I'll write it again here: (This was part of a solution to an assignment question)
$A$ has full column rank if and only if the symmetric matrix $B=A^TA$ is positive definite.
The definition of column rank that I am aware of states that a $m \times n$ Matrix $A$ has full column rank if each of the columns are linearly independent. So it would be full rank if $rank(A) = n$ in this case.

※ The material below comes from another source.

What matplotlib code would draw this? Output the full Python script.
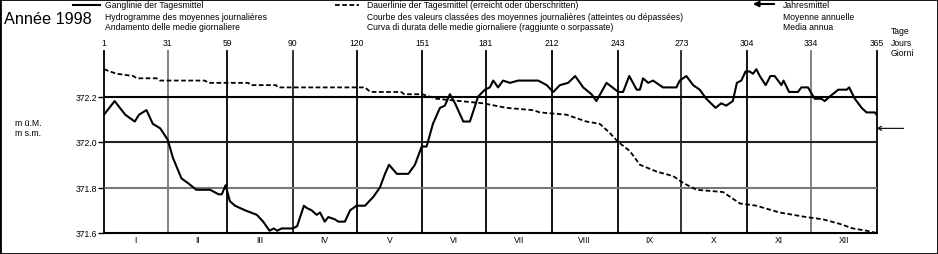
import numpy as np
import matplotlib.pyplot as plt
from matplotlib.patches import Rectangle
from matplotlib.lines import Line2D
from matplotlib.transforms import blended_transform_factory

plt.rcParams['font.family'] = ['Liberation Sans', 'DejaVu Sans']

# daily mean water level (m a.s.l.)
days_daily = [1, 6, 11, 15.5, 17.5, 21, 24, 27.5, 31, 33.5, 37.5, 40.5, 44.5, 51, 55, 56.5,
              58.3, 60.3, 62.7, 67.4, 73, 76, 79, 81, 82.6, 84.7, 90, 92, 95.2, 96.5, 98.8,
              101.2, 102.8, 105, 106.7, 109.8, 111.4, 114.5, 117, 120, 124, 128, 131, 133.4,
              135.3, 139, 144.4, 147.5, 150.7, 153, 156, 159.3, 161.6, 164, 166.4, 170.3,
              173.4, 177.3, 180.5, 182.8, 184.4, 186.7, 189, 192.3, 196.2, 199.3, 205.6,
              209.6, 212.7, 215.8, 219.7, 223, 226.8, 230.7, 233, 237.8, 243.3, 245.6, 248.5,
              252, 253.5, 255, 257.4, 259.7, 264.4, 270.7, 272.3, 275.4, 278.6, 281.7, 284.8,
              289.2, 291.8, 294.2, 297.3, 299.2, 301.3, 303.3, 305.2, 306.8, 308.4, 310,
              312.8, 315, 317, 320.2, 321.2, 323.8, 328, 329.6, 332.7, 335.9, 339, 340.6,
              343, 347, 351, 352.1, 354.8, 358, 360.3, 364.2, 365]
level_daily = [372.12, 372.18, 372.12, 372.09, 372.12, 372.14, 372.08, 372.06, 372.01, 371.93,
               371.84, 371.82, 371.79, 371.79, 371.77, 371.77, 371.81, 371.74, 371.72, 371.70,
               371.68, 371.65, 371.61, 371.62, 371.61, 371.62, 371.62, 371.63, 371.72, 371.71,
               371.70, 371.68, 371.69, 371.65, 371.67, 371.66, 371.65, 371.65, 371.70, 371.72,
               371.72, 371.76, 371.80, 371.86, 371.90, 371.86, 371.86, 371.90, 371.98, 371.98,
               372.08, 372.15, 372.16, 372.21, 372.17, 372.09, 372.09, 372.20, 372.23, 372.24,
               372.27, 372.24, 372.27, 372.26, 372.27, 372.27, 372.27, 372.25, 372.22, 372.25,
               372.26, 372.29, 372.24, 372.21, 372.18, 372.26, 372.22, 372.22, 372.29, 372.23,
               372.23, 372.28, 372.26, 372.27, 372.24, 372.24, 372.27, 372.29, 372.25, 372.23,
               372.19, 372.15, 372.17, 372.16, 372.18, 372.26, 372.27, 372.31, 372.31, 372.30,
               372.32, 372.29, 372.25, 372.29, 372.29, 372.25, 372.27, 372.22, 372.22, 372.24,
               372.24, 372.19, 372.19, 372.18, 372.20, 372.23, 372.23, 372.24, 372.19, 372.15,
               372.13, 372.13, 372.12]

# duration curve (levels reached or exceeded)
days_duration = [1, 3.8, 7, 14.8, 16.4, 25.8, 27.4, 48.6, 50.1, 69, 70, 82, 83, 124, 126.5,
                 141, 142.5, 151, 157.7, 168.7, 179.7, 190.7, 203.2, 206.4, 218.9, 228.3,
                 234.6, 239.3, 243.3, 248.8, 253.5, 261.4, 269.2, 273.9, 280.2, 292.7, 300.6,
                 308.4, 319.4, 331.9, 339.8, 347.7, 353.9, 360.3, 365]
level_duration = [372.32, 372.31, 372.30, 372.29, 372.28, 372.28, 372.27, 372.27, 372.26,
                  372.26, 372.25, 372.25, 372.24, 372.24, 372.22, 372.22, 372.21, 372.21,
                  372.19, 372.18, 372.17, 372.15, 372.14, 372.13, 372.12, 372.09, 372.08,
                  372.04, 372.00, 371.96, 371.90, 371.87, 371.85, 371.82, 371.79, 371.78,
                  371.73, 371.72, 371.69, 371.67, 371.66, 371.64, 371.62, 371.61, 371.60]

annual_mean = 372.06
month_starts = [1, 31, 59, 90, 120, 151, 181, 212, 243, 273, 304, 334, 365]
month_names = ['I', 'II', 'III', 'IV', 'V', 'VI', 'VII', 'VIII', 'IX', 'X', 'XI', 'XII']
y_ticks = [371.6, 371.8, 372.0, 372.2]

W, H = 938, 255
fs = 6.2


def fx(px):
    return px / W


def fy(py):
    return 1 - py / H


fig = plt.figure(figsize=(W / 100, H / 100), dpi=100)
ax = fig.add_axes([fx(104), fy(234), fx(876.5) - fx(104), (234 - 52) / H])
ax.set_xlim(1, 365)
ax.set_ylim(371.6, 372.4)
for s in ['top', 'right', 'left']:
    ax.spines[s].set_visible(False)
ax.spines['bottom'].set_linewidth(1.5)
ax.set_xticks([])
ax.set_yticks(y_ticks)
ax.set_yticklabels(['%.1f' % v for v in y_ticks], fontsize=fs)
ax.tick_params(axis='y', length=4, width=1, pad=1)

# grid
vcolors = ['black', '#777777', 'black', '#222222', 'black', 'black', 'black', 'black',
           'black', '#222222', 'black', '#777777', 'black']
for d, c in zip(month_starts, vcolors):
    ax.axvline(d, color=c, lw=1.3, zorder=1, clip_on=False)
hcolors = {372.2: 'black', 372.0: '#222222', 371.8: '#777777'}
for v, c in hcolors.items():
    ax.axhline(v, color=c, lw=1.5, zorder=1)

ax.plot(days_daily, level_daily, color='black', lw=1.5, zorder=3)
ax.plot(days_duration, level_duration, color='black', lw=1.3, dashes=(2.6, 1.4), zorder=2)

# annual mean arrow
ax.annotate('', xy=(365, annual_mean), xycoords='data',
            xytext=(27, 0), textcoords='offset pixels',
            arrowprops=dict(arrowstyle='->', color='black', lw=0.8,
                            shrinkA=0, shrinkB=0, mutation_scale=7),
            annotation_clip=False)

# day labels on top, month labels at bottom
tr = blended_transform_factory(ax.transData, fig.transFigure)
for d in month_starts:
    ax.text(d, fy(43), str(d), transform=tr, ha='center', va='center', fontsize=fs)
for i, m in enumerate(month_names):
    mid = (month_starts[i] + month_starts[i + 1]) / 2
    ax.text(mid, fy(241), m, transform=tr, ha='center', va='center', fontsize=fs)

fig.text(fx(891), fy(32), 'Tage', fontsize=fs, va='center')
fig.text(fx(891), fy(43), 'Jours', fontsize=fs, va='center')
fig.text(fx(891), fy(53), 'Giorni', fontsize=fs, va='center')

fig.text(fx(15), fy(124), 'm ü.M.', fontsize=fs, va='center')
fig.text(fx(15), fy(134), 'm s.m.', fontsize=fs, va='center')

fig.text(fx(4), fy(20), 'Année 1998', fontsize=11.7, va='center')

# legend
leg_rows = [6, 17, 28]
fig.add_artist(Line2D([fx(73), fx(100)], [fy(6), fy(6)], color='black', lw=1.5))
for y, t in zip(leg_rows, ['Ganglinie der Tagesmittel',
                           'Hydrogramme des moyennes journalières',
                           'Andamento delle medie giornaliere']):
    fig.text(fx(105), fy(y), t, fontsize=fs, va='center')

fig.add_artist(Line2D([fx(335), fx(359)], [fy(6), fy(6)], color='black', lw=1.3,
                      dashes=(2.6, 1.4)))
for y, t in zip(leg_rows, ['Dauerlinie der Tagesmittel (erreicht oder überschritten)',
                           'Courbe des valeurs classées des moyennes journalières (atteintes ou dépassées)',
                           'Curva di durata delle medie giornaliere (raggiunte o sorpassate)']):
    fig.text(fx(367), fy(y), t, fontsize=fs, va='center')

fig.add_artist(plt.matplotlib.patches.FancyArrowPatch(
    (fx(777), fy(5)), (fx(750), fy(5)), transform=fig.transFigure,
    arrowstyle='-|>', mutation_scale=8, lw=1.5, color='black'))
for y, t in zip(leg_rows, ['Jahresmittel', 'Moyenne annuelle', 'Media annua']):
    fig.text(fx(783), fy(y), t, fontsize=fs, va='center')

fig.add_artist(Rectangle((0, 0), 1, 1, transform=fig.transFigure, fill=False,
                         ec='black', lw=2))

fig.savefig('out.png', dpi=100)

And I guess, the dimension of $B = A^TA$ is $n \times n$. So it would be a square matrix that is full column rank. Now going back to the statement, why can we say that this matrix $B$ is symmetric, let alone a positive definite?
Best Answer
The definition of column rank is the dimension of the image of $A$, so 'full column rank' means that $A$ is surjective. The columns are linearly independent iff $A$ is injective. $B := A^{\mathsf T} A$ is symmetric: $$ B^{\mathsf T} = (A^{\mathsf T} A)^{\mathsf T} = A^{\mathsf T} A = B $$ $A$ is injective iff $B$ is positive definite: Let $A$ be injective. Then $v^{\mathsf T} B v = v^{\mathsf T} A^{\mathsf T} A v = \|Av\|^2 > 0$ for all $v \neq 0$. If $B$ is positive definite, then it is injective. Since $B = A^{\mathsf T} A$ we have $\ker(A) \subset \ker(B) = 0$, which implies that $A$ is injective.